= What the task requires =
Omit pictures and quote the listing below line by line, from its start through the line that holds "target = [85, 85, 85, 85, 85, 85, 85, 85]".

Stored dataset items
★ ★ ★ ★ ★

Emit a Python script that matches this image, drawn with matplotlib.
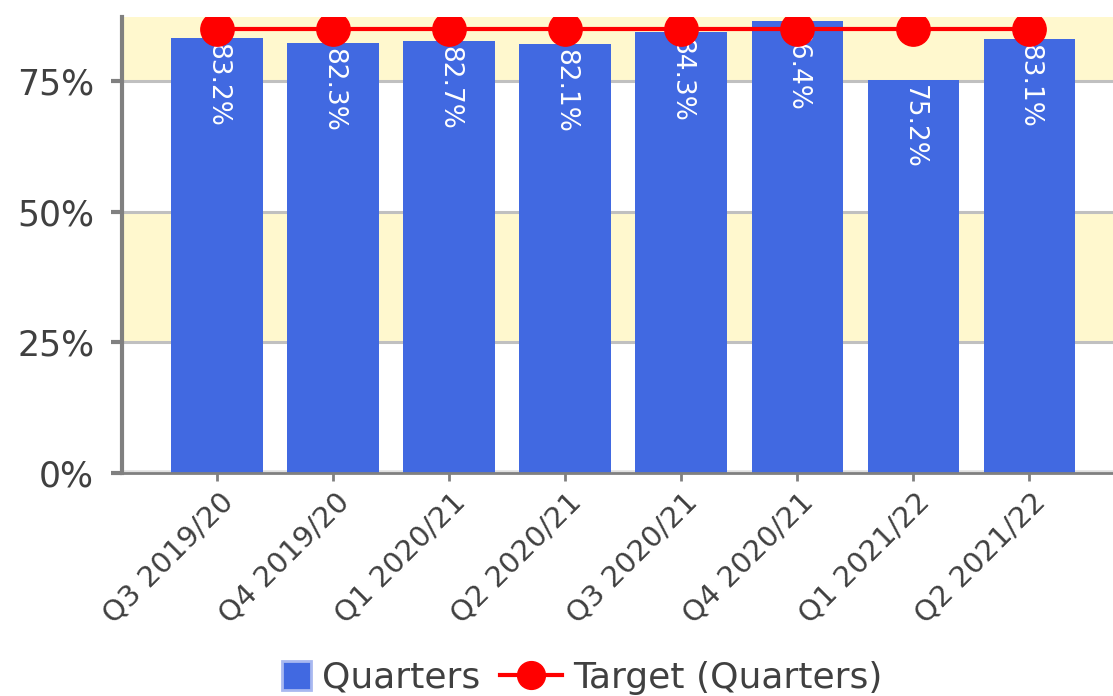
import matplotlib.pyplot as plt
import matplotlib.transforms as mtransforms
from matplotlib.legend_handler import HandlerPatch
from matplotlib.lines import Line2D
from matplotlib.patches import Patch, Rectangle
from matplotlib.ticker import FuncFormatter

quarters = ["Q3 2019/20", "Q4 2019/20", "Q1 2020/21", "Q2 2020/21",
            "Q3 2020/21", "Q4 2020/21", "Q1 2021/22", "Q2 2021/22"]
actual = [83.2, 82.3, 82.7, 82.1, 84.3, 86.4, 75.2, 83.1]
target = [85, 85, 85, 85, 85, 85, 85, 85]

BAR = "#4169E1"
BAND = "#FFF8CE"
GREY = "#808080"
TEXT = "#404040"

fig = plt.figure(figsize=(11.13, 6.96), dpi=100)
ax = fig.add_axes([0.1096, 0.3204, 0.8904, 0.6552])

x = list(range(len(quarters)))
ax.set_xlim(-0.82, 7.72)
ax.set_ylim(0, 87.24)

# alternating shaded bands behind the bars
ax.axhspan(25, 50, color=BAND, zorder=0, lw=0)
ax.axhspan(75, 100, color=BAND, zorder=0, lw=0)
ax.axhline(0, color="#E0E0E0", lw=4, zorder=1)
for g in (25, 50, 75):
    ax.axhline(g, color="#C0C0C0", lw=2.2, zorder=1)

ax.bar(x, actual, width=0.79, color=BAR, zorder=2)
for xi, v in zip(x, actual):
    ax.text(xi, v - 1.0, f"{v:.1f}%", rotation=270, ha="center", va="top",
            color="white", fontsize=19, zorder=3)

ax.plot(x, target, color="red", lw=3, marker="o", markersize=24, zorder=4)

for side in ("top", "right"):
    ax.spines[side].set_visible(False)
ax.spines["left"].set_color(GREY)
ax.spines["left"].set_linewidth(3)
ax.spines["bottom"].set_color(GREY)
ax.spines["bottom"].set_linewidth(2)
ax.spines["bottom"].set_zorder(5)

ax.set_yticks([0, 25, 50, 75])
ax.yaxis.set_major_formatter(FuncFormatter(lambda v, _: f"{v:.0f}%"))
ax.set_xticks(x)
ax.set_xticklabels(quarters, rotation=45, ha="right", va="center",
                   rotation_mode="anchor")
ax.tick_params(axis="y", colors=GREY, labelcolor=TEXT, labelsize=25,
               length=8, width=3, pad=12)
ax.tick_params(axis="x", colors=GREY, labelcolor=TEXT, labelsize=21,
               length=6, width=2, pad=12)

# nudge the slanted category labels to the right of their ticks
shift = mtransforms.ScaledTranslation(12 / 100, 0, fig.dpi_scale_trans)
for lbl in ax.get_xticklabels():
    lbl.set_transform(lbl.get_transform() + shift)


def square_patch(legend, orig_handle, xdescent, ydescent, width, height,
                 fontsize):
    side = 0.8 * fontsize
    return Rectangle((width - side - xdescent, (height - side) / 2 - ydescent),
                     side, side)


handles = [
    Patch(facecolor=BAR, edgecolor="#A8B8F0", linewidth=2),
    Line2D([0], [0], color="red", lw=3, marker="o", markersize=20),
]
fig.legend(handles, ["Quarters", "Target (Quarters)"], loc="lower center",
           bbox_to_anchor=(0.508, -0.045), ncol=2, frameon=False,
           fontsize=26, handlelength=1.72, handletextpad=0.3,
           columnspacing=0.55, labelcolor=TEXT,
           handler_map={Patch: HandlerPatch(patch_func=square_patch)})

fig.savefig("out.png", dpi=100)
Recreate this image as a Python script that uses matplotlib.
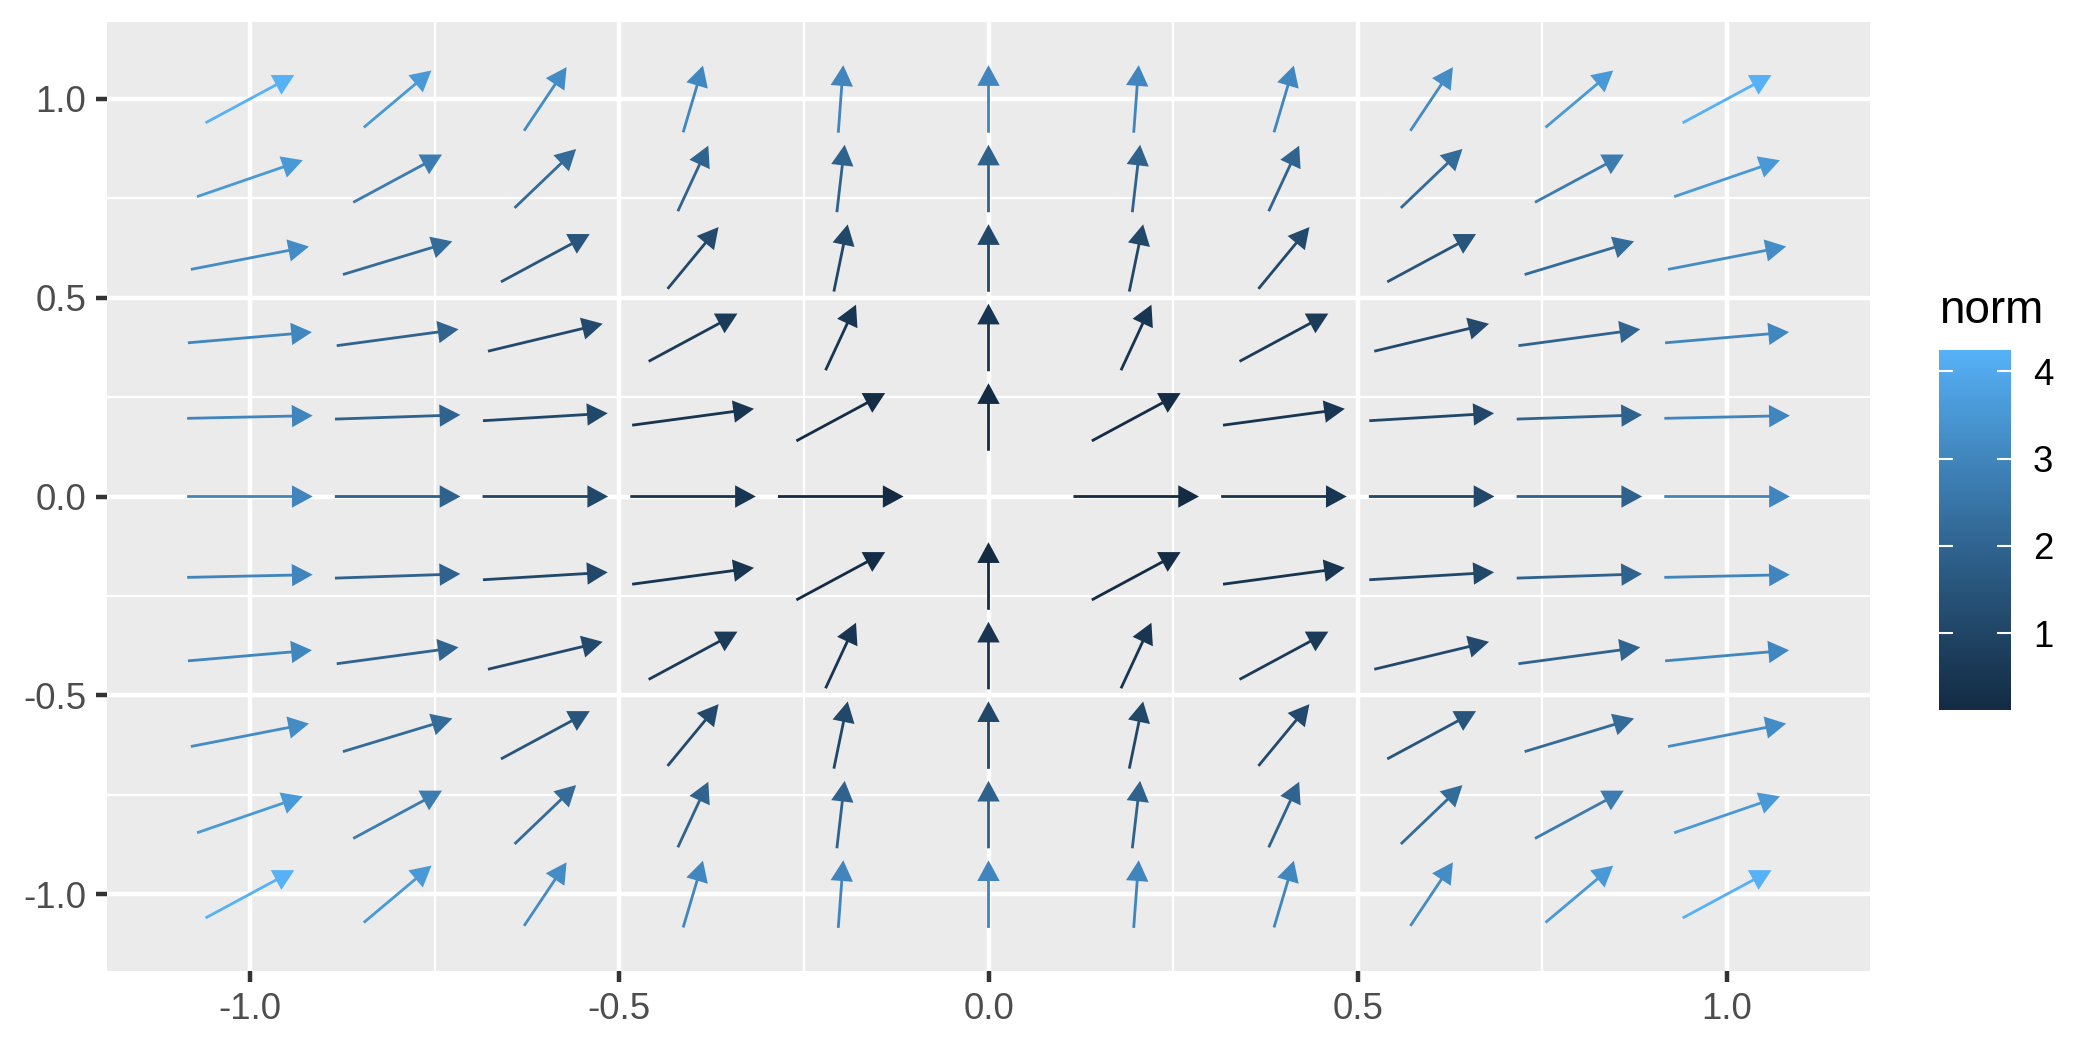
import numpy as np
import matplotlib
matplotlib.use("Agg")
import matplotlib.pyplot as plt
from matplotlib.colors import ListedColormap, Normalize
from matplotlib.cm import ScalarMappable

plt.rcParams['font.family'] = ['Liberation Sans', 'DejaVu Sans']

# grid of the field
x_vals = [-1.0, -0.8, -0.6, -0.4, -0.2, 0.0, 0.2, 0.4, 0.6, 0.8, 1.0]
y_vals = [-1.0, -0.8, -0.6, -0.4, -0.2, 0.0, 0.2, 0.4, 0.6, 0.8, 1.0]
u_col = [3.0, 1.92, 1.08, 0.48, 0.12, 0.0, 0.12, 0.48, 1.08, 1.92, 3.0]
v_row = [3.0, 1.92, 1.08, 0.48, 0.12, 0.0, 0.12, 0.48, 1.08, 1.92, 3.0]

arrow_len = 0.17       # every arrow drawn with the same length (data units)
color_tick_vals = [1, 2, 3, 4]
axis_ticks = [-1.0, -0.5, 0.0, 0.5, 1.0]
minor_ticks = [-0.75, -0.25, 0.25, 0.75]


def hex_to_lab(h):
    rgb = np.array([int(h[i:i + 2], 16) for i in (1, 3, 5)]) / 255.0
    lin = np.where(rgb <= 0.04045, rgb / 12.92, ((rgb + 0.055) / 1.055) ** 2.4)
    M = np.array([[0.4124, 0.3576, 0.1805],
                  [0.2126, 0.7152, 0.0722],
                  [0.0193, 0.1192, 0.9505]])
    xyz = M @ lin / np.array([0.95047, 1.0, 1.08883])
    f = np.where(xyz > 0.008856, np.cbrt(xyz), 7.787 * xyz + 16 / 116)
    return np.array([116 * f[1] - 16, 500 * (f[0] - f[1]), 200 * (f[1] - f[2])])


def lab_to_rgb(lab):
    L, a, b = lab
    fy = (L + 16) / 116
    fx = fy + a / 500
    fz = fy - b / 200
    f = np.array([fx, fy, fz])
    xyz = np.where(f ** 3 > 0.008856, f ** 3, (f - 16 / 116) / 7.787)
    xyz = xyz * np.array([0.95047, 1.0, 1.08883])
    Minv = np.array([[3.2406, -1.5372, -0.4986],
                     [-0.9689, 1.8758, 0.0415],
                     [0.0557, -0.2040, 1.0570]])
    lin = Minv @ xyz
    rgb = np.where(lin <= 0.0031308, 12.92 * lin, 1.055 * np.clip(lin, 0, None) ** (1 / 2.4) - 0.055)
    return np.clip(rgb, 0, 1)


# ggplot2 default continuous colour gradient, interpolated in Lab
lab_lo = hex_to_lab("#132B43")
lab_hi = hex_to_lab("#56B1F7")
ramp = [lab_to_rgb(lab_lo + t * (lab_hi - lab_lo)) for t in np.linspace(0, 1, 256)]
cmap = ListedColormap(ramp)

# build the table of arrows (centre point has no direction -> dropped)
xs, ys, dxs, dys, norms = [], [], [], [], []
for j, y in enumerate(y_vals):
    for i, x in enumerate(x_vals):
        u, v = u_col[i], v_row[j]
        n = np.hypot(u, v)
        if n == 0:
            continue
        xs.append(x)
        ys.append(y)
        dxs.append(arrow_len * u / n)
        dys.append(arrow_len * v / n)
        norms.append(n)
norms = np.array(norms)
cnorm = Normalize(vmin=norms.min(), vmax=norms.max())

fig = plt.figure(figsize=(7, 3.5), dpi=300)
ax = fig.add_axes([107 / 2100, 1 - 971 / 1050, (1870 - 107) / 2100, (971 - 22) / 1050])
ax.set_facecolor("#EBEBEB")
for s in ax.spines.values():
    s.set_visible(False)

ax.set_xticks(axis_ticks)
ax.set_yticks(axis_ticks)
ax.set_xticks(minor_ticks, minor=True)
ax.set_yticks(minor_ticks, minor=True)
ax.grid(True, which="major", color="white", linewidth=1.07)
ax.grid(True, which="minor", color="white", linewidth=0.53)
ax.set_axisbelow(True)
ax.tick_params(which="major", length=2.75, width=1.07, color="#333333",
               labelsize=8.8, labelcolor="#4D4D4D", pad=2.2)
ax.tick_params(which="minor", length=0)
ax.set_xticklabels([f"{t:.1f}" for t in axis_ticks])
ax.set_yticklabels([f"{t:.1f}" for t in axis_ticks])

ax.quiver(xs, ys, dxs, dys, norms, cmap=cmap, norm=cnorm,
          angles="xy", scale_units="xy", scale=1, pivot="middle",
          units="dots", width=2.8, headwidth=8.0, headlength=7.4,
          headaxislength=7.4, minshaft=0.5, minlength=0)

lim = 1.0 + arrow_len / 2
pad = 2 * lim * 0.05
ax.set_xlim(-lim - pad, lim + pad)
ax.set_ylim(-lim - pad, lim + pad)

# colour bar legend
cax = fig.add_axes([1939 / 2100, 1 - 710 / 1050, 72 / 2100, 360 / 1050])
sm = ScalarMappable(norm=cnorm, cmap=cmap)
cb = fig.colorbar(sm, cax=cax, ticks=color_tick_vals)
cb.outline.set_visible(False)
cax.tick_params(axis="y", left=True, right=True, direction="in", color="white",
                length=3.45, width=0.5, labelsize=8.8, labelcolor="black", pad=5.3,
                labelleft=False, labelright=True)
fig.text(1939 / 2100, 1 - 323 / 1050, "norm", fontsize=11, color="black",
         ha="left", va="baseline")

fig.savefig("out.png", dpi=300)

★ ★ ★ ★ ★

= Solved exercise =
Emit a Python script that matches this image, drawn with matplotlib.
import matplotlib.pyplot as plt
import matplotlib.transforms as mtransforms
from matplotlib.legend_handler import HandlerPatch
from matplotlib.lines import Line2D
from matplotlib.patches import Patch, Rectangle
from matplotlib.ticker import FuncFormatter

quarters = ["Q3 2019/20", "Q4 2019/20", "Q1 2020/21", "Q2 2020/21",
            "Q3 2020/21", "Q4 2020/21", "Q1 2021/22", "Q2 2021/22"]
actual = [83.2, 82.3, 82.7, 82.1, 84.3, 86.4, 75.2, 83.1]
target = [85, 85, 85, 85, 85, 85, 85, 85]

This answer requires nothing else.